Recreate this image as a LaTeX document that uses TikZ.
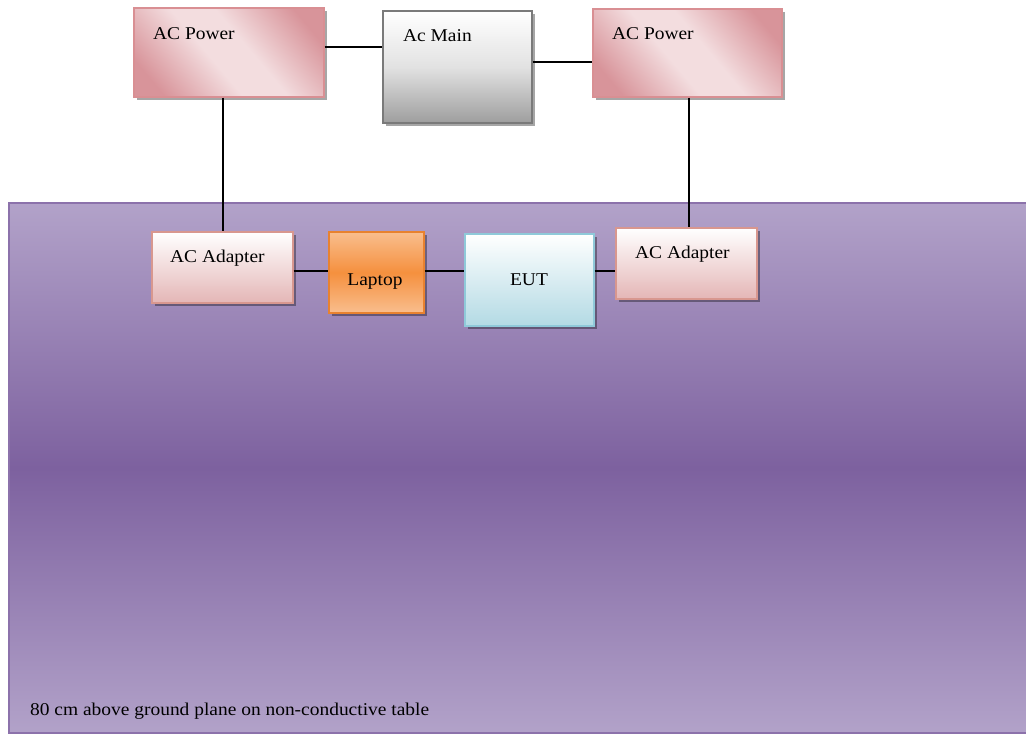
\documentclass[tikz,border=0pt]{standalone}
\usepackage{fontspec}
\setmainfont[FakeStretch=1.08]{Liberation Serif}
\usetikzlibrary{shadows}
\definecolor{tabtop}{HTML}{B2A2C9}
\definecolor{tabmid}{HTML}{7D619F}
\definecolor{tabedge}{HTML}{8C72AB}
\definecolor{pwrdark}{HTML}{D8949A}
\definecolor{pwrlight}{HTML}{F3DDDF}
\definecolor{pwredge}{HTML}{D98F93}
\definecolor{adbot}{HTML}{E4B6B6}
\definecolor{adedge}{HTML}{D8978F}
\definecolor{laptop}{HTML}{F5903E}
\definecolor{laptoplight}{HTML}{F9BE8E}
\definecolor{laptopedge}{HTML}{E8822F}
\definecolor{eutbot}{HTML}{B3DAE4}
\definecolor{eutedge}{HTML}{8FC9D9}
\definecolor{mainbot}{HTML}{9E9E9E}
\definecolor{mainedge}{HTML}{7A7A7A}
\pgfdeclareverticalshading{pwrshade}{100bp}{color(0bp)=(pwrdark); color(23bp)=(pwrdark); color(44bp)=(pwrlight); color(56bp)=(pwrlight); color(77bp)=(pwrdark); color(100bp)=(pwrdark)}
\tikzset{
  x=1pt, y=-1pt,
  box/.style={rectangle, inner sep=0pt, line width=1.2pt,
    drop shadow={shadow xshift=3pt, shadow yshift=-3pt, fill=black, opacity=0.35}},
  pwrbox/.style={box, draw=pwredge, shading=pwrshade, shading angle=-50},
  mainbox/.style={box, draw=mainedge, shading=axis,
    top color=white, bottom color=mainbot, middle color=white!70!mainbot},
  adbox/.style={box, draw=adedge, shading=axis,
    top color=white, bottom color=adbot},
  lapbox/.style={box, draw=laptopedge, shading=axis,
    top color=laptoplight, bottom color=laptoplight, middle color=laptop},
  eutbox/.style={box, draw=eutedge, shading=axis,
    top color=white, bottom color=eutbot},
  wire/.style={draw=black, line width=1.3pt},
  lbl/.style={inner sep=0pt, font=\fontsize{18pt}{20pt}\selectfont, text=black},
}
\begin{document}
\begin{tikzpicture}
\useasboundingbox (0,0) rectangle (1026,734);
\fill[white] (0,0) rectangle (1026,734);
% table
\begin{scope}
\clip (0,0) rectangle (1026,734);
\path[shading=axis, top color=tabtop, bottom color=tabtop, middle color=tabmid,
  draw=tabedge, line width=2pt] (9,203) rectangle (1040,733);
\end{scope}
% boxes
\node[pwrbox, minimum width=190pt, minimum height=89pt] (pwrL) at (229,52.5) {};
\node[mainbox, minimum width=149pt, minimum height=112pt] (main) at (457.5,67) {};
\node[pwrbox, minimum width=189pt, minimum height=88pt] (pwrR) at (687.5,53) {};
\node[adbox, minimum width=141pt, minimum height=71pt] (adL) at (222.5,267.5) {};
\node[lapbox, minimum width=95pt, minimum height=81pt] (lap) at (376.5,272.5) {};
\node[eutbox, minimum width=129pt, minimum height=92pt] (eut) at (529.5,280) {};
\node[adbox, minimum width=141pt, minimum height=71pt] (adR) at (686.5,263.5) {};
% labels
\node[lbl, anchor=base west] (tpL) at (153,39) {AC Power};
\node[lbl, anchor=base west] (tmain) at (403,41) {Ac Main};
\node[lbl, anchor=base west] (tpR) at (612,39) {AC Power};
\node[lbl, anchor=base west] (taL) at (170,262) {AC Adapter};
\node[lbl, anchor=base] (tlap) at (375,285) {Laptop};
\node[lbl, anchor=base] (teut) at (529,285) {EUT};
\node[lbl, anchor=base west] (taR) at (635,258) {AC Adapter};
\node[lbl, anchor=base west] (ttab) at (30,715) {80 cm above ground plane on non-conductive table};
% wires
\draw[wire] ([yshift=5.5pt]pwrL.east) -- ([yshift=5.5pt]pwrL.east -| main.west);
\draw[wire] ([yshift=5pt]main.east) -- ([yshift=5pt]main.east -| pwrR.west);
\draw[wire] ([xshift=-6pt]pwrL.south) -- ([xshift=-6pt]pwrL.south |- adL.north);
\draw[wire] ([xshift=1.5pt]pwrR.south) -- ([xshift=1.5pt]pwrR.south |- adR.north);
\draw[wire] ([yshift=-3.5pt]adL.east) -- ([yshift=-3.5pt]adL.east -| lap.west);
\draw[wire] ([yshift=1.5pt]lap.east) -- ([yshift=1.5pt]lap.east -| eut.west);
\draw[wire] ([yshift=9pt]eut.east) -- ([yshift=9pt]eut.east -| adR.west);
\end{tikzpicture}
\end{document}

——

Extract all the data above exactly, excluding every picture.

Recreate this image as a LaTeX document that uses TikZ.
\documentclass[tikz,border=0pt]{standalone}
\usepackage{fontspec}
\setmainfont[FakeStretch=1.08]{Liberation Serif}
\usetikzlibrary{shadows}
\definecolor{tabtop}{HTML}{B2A2C9}
\definecolor{tabmid}{HTML}{7D619F}
\definecolor{tabedge}{HTML}{8C72AB}
\definecolor{pwrdark}{HTML}{D8949A}
\definecolor{pwrlight}{HTML}{F3DDDF}
\definecolor{pwredge}{HTML}{D98F93}
\definecolor{adbot}{HTML}{E4B6B6}
\definecolor{adedge}{HTML}{D8978F}
\definecolor{laptop}{HTML}{F5903E}
\definecolor{laptoplight}{HTML}{F9BE8E}
\definecolor{laptopedge}{HTML}{E8822F}
\definecolor{eutbot}{HTML}{B3DAE4}
\definecolor{eutedge}{HTML}{8FC9D9}
\definecolor{mainbot}{HTML}{9E9E9E}
\definecolor{mainedge}{HTML}{7A7A7A}
\pgfdeclareverticalshading{pwrshade}{100bp}{color(0bp)=(pwrdark); color(23bp)=(pwrdark); color(44bp)=(pwrlight); color(56bp)=(pwrlight); color(77bp)=(pwrdark); color(100bp)=(pwrdark)}
\tikzset{
  x=1pt, y=-1pt,
  box/.style={rectangle, inner sep=0pt, line width=1.2pt,
    drop shadow={shadow xshift=3pt, shadow yshift=-3pt, fill=black, opacity=0.35}},
  pwrbox/.style={box, draw=pwredge, shading=pwrshade, shading angle=-50},
  mainbox/.style={box, draw=mainedge, shading=axis,
    top color=white, bottom color=mainbot, middle color=white!70!mainbot},
  adbox/.style={box, draw=adedge, shading=axis,
    top color=white, bottom color=adbot},
  lapbox/.style={box, draw=laptopedge, shading=axis,
    top color=laptoplight, bottom color=laptoplight, middle color=laptop},
  eutbox/.style={box, draw=eutedge, shading=axis,
    top color=white, bottom color=eutbot},
  wire/.style={draw=black, line width=1.3pt},
  lbl/.style={inner sep=0pt, font=\fontsize{18pt}{20pt}\selectfont, text=black},
}
\begin{document}
\begin{tikzpicture}
\useasboundingbox (0,0) rectangle (1026,734);
\fill[white] (0,0) rectangle (1026,734);
% table
\begin{scope}
\clip (0,0) rectangle (1026,734);
\path[shading=axis, top color=tabtop, bottom color=tabtop, middle color=tabmid,
  draw=tabedge, line width=2pt] (9,203) rectangle (1040,733);
\end{scope}
% boxes
\node[pwrbox, minimum width=190pt, minimum height=89pt] (pwrL) at (229,52.5) {};
\node[mainbox, minimum width=149pt, minimum height=112pt] (main) at (457.5,67) {};
\node[pwrbox, minimum width=189pt, minimum height=88pt] (pwrR) at (687.5,53) {};
\node[adbox, minimum width=141pt, minimum height=71pt] (adL) at (222.5,267.5) {};
\node[lapbox, minimum width=95pt, minimum height=81pt] (lap) at (376.5,272.5) {};
\node[eutbox, minimum width=129pt, minimum height=92pt] (eut) at (529.5,280) {};
\node[adbox, minimum width=141pt, minimum height=71pt] (adR) at (686.5,263.5) {};
% labels
\node[lbl, anchor=base west] (tpL) at (153,39) {AC Power};
\node[lbl, anchor=base west] (tmain) at (403,41) {Ac Main};
\node[lbl, anchor=base west] (tpR) at (612,39) {AC Power};
\node[lbl, anchor=base west] (taL) at (170,262) {AC Adapter};
\node[lbl, anchor=base] (tlap) at (375,285) {Laptop};
\node[lbl, anchor=base] (teut) at (529,285) {EUT};
\node[lbl, anchor=base west] (taR) at (635,258) {AC Adapter};
\node[lbl, anchor=base west] (ttab) at (30,715) {80 cm above ground plane on non-conductive table};
% wires
\draw[wire] ([yshift=5.5pt]pwrL.east) -- ([yshift=5.5pt]pwrL.east -| main.west);
\draw[wire] ([yshift=5pt]main.east) -- ([yshift=5pt]main.east -| pwrR.west);
\draw[wire] ([xshift=-6pt]pwrL.south) -- ([xshift=-6pt]pwrL.south |- adL.north);
\draw[wire] ([xshift=1.5pt]pwrR.south) -- ([xshift=1.5pt]pwrR.south |- adR.north);
\draw[wire] ([yshift=-3.5pt]adL.east) -- ([yshift=-3.5pt]adL.east -| lap.west);
\draw[wire] ([yshift=1.5pt]lap.east) -- ([yshift=1.5pt]lap.east -| eut.west);
\draw[wire] ([yshift=9pt]eut.east) -- ([yshift=9pt]eut.east -| adR.west);
\end{tikzpicture}
\end{document}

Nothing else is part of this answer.